→ **Task statement**: Retype the stretch of lines that starts at the line containing "Generate a Python" and ends at the line containing "import pandas as pd", inclusive. Do not include pictures.

→ **Task inputs**:
------------------------
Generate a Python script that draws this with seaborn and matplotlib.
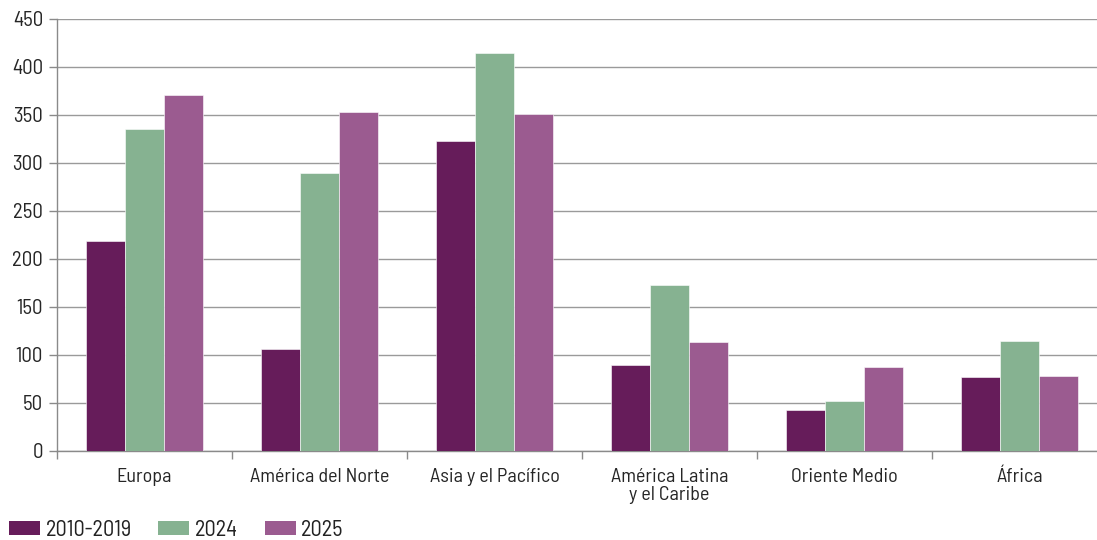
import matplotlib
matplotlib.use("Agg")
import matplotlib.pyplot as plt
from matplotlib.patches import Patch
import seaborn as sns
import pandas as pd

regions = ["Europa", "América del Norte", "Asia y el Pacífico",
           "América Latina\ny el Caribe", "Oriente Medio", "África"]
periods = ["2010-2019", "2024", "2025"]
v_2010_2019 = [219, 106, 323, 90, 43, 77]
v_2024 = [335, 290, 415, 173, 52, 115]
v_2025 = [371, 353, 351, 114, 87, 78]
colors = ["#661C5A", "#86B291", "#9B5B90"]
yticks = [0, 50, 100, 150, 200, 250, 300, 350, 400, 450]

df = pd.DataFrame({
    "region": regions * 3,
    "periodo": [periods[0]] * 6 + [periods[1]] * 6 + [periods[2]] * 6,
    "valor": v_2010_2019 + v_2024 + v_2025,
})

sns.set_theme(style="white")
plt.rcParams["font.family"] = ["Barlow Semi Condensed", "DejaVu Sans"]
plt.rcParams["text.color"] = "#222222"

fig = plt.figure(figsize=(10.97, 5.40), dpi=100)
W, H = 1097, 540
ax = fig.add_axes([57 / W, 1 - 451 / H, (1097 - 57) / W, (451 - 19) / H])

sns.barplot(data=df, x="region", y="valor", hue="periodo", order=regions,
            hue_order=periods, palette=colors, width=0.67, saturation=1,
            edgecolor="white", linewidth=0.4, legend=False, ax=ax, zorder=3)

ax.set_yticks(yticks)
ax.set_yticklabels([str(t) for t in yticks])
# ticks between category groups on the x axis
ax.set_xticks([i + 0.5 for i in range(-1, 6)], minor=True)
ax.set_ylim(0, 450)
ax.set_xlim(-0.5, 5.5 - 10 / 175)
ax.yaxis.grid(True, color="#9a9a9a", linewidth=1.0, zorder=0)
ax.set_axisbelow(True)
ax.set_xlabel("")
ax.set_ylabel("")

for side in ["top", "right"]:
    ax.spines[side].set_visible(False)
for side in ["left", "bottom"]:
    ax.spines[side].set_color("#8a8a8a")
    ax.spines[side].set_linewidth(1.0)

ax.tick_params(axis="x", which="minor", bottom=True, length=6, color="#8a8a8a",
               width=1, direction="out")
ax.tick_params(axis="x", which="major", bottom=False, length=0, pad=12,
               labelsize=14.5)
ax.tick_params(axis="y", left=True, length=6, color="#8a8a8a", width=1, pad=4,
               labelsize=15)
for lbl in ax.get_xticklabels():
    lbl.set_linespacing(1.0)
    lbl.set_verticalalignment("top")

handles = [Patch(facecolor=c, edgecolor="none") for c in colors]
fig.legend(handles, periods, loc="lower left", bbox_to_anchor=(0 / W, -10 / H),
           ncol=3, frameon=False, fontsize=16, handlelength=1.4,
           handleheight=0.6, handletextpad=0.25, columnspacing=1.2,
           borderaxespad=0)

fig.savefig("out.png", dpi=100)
------------------------
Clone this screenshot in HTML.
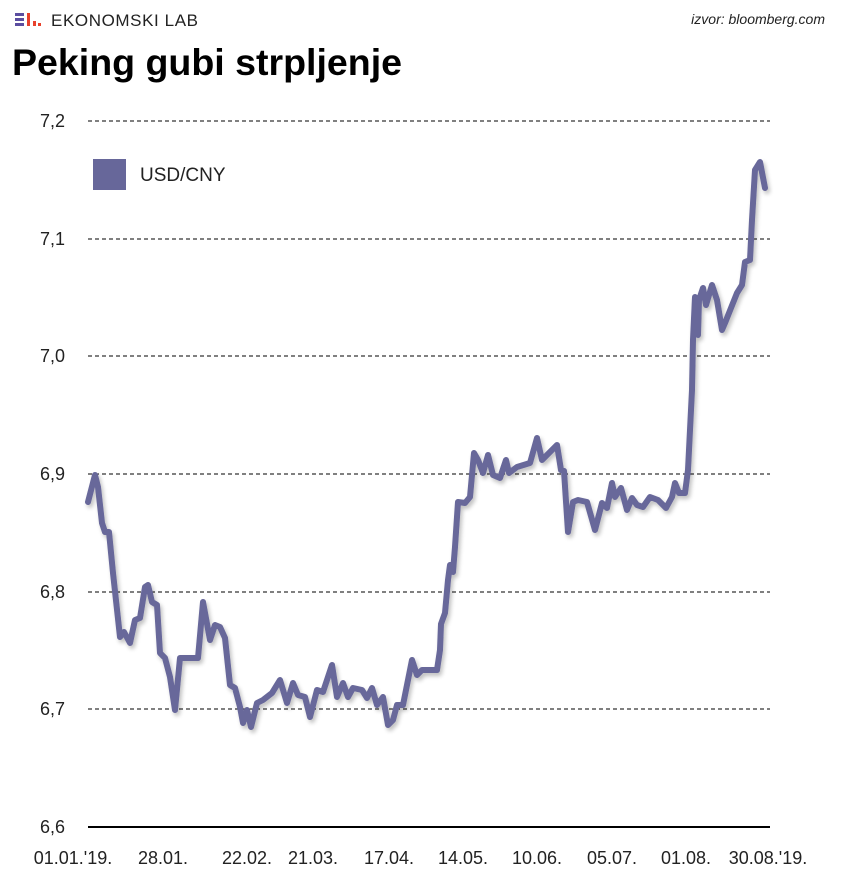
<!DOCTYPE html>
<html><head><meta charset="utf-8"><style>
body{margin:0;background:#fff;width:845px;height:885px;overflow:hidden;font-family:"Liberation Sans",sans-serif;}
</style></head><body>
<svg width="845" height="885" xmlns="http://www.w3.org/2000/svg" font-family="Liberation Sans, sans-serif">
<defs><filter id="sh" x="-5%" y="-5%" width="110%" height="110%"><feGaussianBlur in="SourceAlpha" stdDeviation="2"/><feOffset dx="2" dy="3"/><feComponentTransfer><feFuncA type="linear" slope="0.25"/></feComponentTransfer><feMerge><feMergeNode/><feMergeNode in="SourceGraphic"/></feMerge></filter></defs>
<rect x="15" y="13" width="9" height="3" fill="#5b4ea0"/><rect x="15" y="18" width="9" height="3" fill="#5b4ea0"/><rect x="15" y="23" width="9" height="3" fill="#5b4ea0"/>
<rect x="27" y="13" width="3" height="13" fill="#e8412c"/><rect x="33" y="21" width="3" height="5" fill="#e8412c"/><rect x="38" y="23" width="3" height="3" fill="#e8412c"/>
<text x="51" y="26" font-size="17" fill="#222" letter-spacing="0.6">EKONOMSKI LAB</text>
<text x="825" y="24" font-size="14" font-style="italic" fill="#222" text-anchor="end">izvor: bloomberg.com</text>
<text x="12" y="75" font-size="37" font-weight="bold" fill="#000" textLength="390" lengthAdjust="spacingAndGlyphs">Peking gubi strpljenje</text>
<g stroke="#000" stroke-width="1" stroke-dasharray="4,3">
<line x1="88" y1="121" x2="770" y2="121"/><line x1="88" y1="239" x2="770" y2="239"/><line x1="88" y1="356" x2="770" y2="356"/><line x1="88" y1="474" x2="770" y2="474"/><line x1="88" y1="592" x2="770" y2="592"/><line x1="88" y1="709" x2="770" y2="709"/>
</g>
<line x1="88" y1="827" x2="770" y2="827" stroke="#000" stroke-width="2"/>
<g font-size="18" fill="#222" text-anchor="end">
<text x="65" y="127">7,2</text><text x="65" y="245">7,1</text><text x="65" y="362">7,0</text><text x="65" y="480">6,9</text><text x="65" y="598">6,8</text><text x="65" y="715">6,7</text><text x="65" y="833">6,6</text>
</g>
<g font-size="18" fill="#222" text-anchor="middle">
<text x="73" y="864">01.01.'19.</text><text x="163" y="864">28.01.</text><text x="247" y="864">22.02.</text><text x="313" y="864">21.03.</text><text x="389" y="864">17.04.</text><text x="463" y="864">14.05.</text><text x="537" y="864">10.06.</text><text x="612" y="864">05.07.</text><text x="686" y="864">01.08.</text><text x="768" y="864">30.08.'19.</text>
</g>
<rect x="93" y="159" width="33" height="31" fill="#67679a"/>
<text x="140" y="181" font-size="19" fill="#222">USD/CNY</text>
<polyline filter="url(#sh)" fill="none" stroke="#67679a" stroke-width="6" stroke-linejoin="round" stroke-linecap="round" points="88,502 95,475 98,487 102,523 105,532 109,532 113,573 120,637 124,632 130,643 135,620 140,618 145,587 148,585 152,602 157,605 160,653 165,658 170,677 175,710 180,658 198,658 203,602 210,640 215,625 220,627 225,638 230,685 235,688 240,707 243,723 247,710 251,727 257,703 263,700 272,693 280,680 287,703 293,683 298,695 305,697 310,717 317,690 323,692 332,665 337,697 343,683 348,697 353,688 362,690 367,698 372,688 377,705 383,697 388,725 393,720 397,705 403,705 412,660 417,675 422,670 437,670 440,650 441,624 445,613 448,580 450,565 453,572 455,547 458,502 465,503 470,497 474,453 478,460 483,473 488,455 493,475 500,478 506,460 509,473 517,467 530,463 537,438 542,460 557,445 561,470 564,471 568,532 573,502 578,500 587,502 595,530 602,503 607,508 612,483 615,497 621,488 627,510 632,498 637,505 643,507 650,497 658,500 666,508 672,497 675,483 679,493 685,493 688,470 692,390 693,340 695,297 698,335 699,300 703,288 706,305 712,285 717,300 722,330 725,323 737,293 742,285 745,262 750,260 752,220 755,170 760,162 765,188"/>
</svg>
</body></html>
------------------------
→ **Output for this task**:
Generate a Python script that draws this with seaborn and matplotlib.
import matplotlib
matplotlib.use("Agg")
import matplotlib.pyplot as plt
from matplotlib.patches import Patch
import seaborn as sns
import pandas as pd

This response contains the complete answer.